Eternal life begins here and now in the selflessness of love and comes to its culmination in the beatitude of heaven. We pray for those who have died, and we pray to the saints in heaven through the promise of eternal life. As Pope Benedict XVI once said, “Heaven: this word Heaven does not indicate a place above the stars but something far more daring and sublime: it indicates Christ himself, the divine Person who welcomes humanity fully and forever, the One in whom God and man are inseparably united forever. Man’s being in God, this is Heaven. And we draw close to Heaven, indeed, we enter Heaven to the extent that we draw close to Jesus and enter into communion with him. For this reason, today’s Solemnity of the Ascension invites us to be in profound communion with the dead and Risen Jesus, invisibly present in the life of each one of us.”

We read in the Gospel just proclaimed, “All power in heaven and on earth has been given to Me.
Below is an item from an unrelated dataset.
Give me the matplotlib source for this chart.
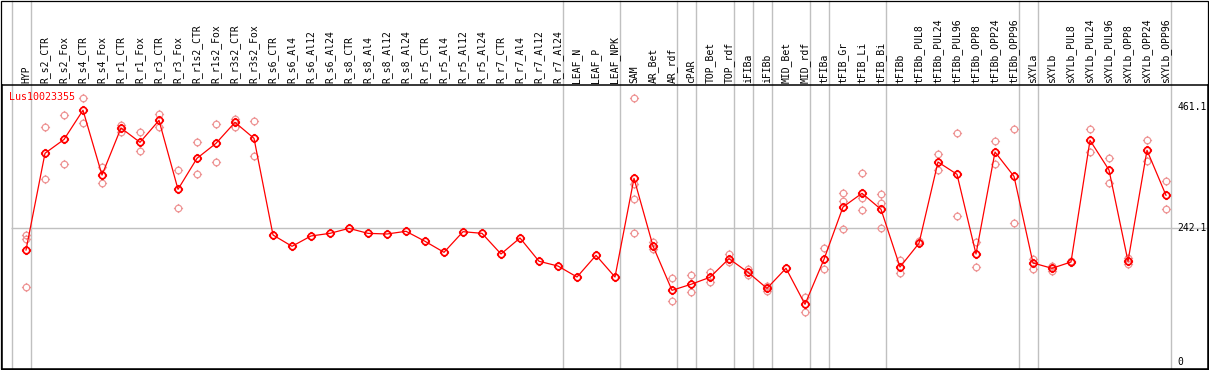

Go, therefore, and make disciples of all nations, baptizing them in the name of the Father, and of the Son, and of the Holy Spirit, teaching them to observe all that I have commanded you. And behold, I am with you always, until the end of the age.” These words reveal to us the significance of the Solemnity of the Ascension that we celebrate today. They are words of promise and fulfillment — promise and fulfillment that prompt confidence within us in place of the meaninglessness of sin.

The commissioning by Jesus and the promise of the Holy Spirit reveal that Christ’s Ascension is not His abandonment of His disciples or of His Church. It is not an event for sadness caused by the absence of a dear friend. The period between the Ascension and Pentecost is a threshold that prepares us for entry into the Kingdom of God that is already here and yet to be realized. It is eternal. Jesus Christ is always present; He is present to us in this way that is made easier for us to understand by His Ascension where our humanity in Christ is embraced in eternal and Divine power and that mandates in justice the grateful embrace of God in response, a response that can only be justly given through the virtues and gifts of the Holy Spirit that we will celebrate on Pentecost.